══ Dataset section
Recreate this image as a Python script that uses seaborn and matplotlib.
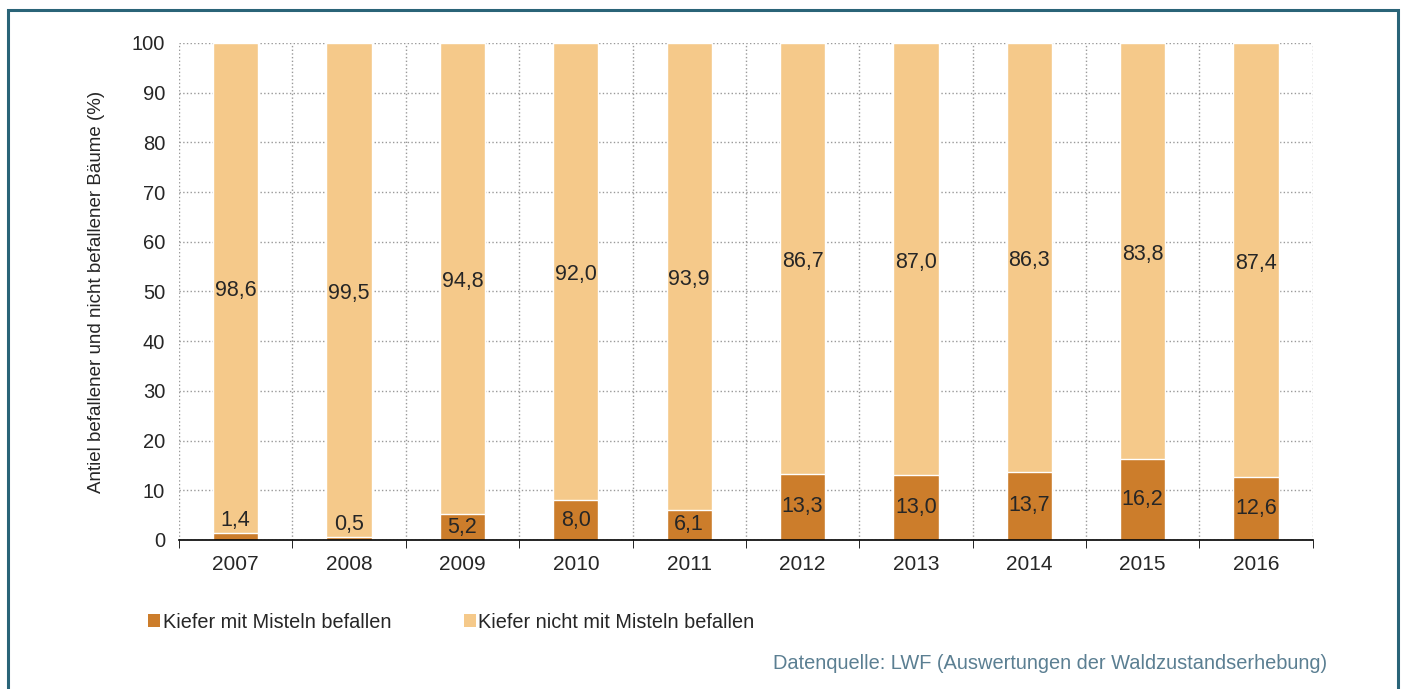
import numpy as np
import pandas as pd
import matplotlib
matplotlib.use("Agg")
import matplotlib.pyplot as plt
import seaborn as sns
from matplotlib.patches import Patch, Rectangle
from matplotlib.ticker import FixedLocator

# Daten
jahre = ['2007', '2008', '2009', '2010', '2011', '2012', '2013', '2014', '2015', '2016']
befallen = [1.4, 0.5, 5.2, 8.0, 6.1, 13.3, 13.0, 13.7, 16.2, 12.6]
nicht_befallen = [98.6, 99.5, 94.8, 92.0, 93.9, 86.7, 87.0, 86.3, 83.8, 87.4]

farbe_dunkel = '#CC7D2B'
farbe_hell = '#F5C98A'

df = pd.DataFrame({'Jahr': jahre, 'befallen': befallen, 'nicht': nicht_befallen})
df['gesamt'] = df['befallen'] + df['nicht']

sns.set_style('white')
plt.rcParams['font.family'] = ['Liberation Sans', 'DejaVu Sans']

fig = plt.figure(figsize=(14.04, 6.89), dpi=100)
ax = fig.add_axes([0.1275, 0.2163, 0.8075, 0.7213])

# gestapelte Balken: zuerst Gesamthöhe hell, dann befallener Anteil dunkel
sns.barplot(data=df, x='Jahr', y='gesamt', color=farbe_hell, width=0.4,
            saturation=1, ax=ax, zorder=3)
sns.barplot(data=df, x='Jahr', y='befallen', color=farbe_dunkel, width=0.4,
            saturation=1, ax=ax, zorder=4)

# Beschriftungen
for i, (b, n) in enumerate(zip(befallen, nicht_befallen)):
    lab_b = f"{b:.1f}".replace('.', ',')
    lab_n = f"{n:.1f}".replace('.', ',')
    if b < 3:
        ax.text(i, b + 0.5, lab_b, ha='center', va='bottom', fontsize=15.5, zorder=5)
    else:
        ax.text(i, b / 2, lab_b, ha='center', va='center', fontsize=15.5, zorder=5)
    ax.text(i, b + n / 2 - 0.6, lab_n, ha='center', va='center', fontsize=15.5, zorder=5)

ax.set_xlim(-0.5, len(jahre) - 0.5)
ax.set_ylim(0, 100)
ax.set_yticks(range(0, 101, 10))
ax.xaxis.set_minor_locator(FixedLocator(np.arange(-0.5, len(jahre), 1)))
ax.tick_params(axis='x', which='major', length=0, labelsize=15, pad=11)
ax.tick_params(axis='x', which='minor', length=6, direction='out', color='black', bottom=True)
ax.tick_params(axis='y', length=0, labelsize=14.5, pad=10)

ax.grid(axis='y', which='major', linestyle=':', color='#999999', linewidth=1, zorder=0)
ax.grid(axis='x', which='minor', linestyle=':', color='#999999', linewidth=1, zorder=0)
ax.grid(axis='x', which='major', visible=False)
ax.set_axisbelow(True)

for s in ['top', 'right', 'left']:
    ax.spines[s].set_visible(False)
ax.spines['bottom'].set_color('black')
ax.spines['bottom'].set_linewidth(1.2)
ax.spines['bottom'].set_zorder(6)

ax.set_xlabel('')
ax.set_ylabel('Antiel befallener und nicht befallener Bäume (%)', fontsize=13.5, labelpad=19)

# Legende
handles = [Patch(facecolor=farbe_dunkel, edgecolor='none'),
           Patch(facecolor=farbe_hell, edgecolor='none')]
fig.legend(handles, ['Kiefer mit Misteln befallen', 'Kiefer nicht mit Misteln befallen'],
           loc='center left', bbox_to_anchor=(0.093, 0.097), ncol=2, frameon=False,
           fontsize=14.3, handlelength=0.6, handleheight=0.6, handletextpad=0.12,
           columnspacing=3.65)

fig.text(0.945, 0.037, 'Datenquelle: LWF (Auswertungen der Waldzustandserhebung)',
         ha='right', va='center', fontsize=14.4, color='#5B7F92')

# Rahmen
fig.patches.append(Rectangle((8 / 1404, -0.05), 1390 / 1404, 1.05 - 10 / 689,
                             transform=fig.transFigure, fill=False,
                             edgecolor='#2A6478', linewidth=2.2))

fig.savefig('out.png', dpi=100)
════
Directive: Write down every line from the opening of the listing to the line with "farbe_hell = '#F5C98A'", both included, and nothing else; the pictures are omitted.

Task answer:
Recreate this image as a Python script that uses seaborn and matplotlib.
import numpy as np
import pandas as pd
import matplotlib
matplotlib.use("Agg")
import matplotlib.pyplot as plt
import seaborn as sns
from matplotlib.patches import Patch, Rectangle
from matplotlib.ticker import FixedLocator

# Daten
jahre = ['2007', '2008', '2009', '2010', '2011', '2012', '2013', '2014', '2015', '2016']
befallen = [1.4, 0.5, 5.2, 8.0, 6.1, 13.3, 13.0, 13.7, 16.2, 12.6]
nicht_befallen = [98.6, 99.5, 94.8, 92.0, 93.9, 86.7, 87.0, 86.3, 83.8, 87.4]

farbe_dunkel = '#CC7D2B'
farbe_hell = '#F5C98A'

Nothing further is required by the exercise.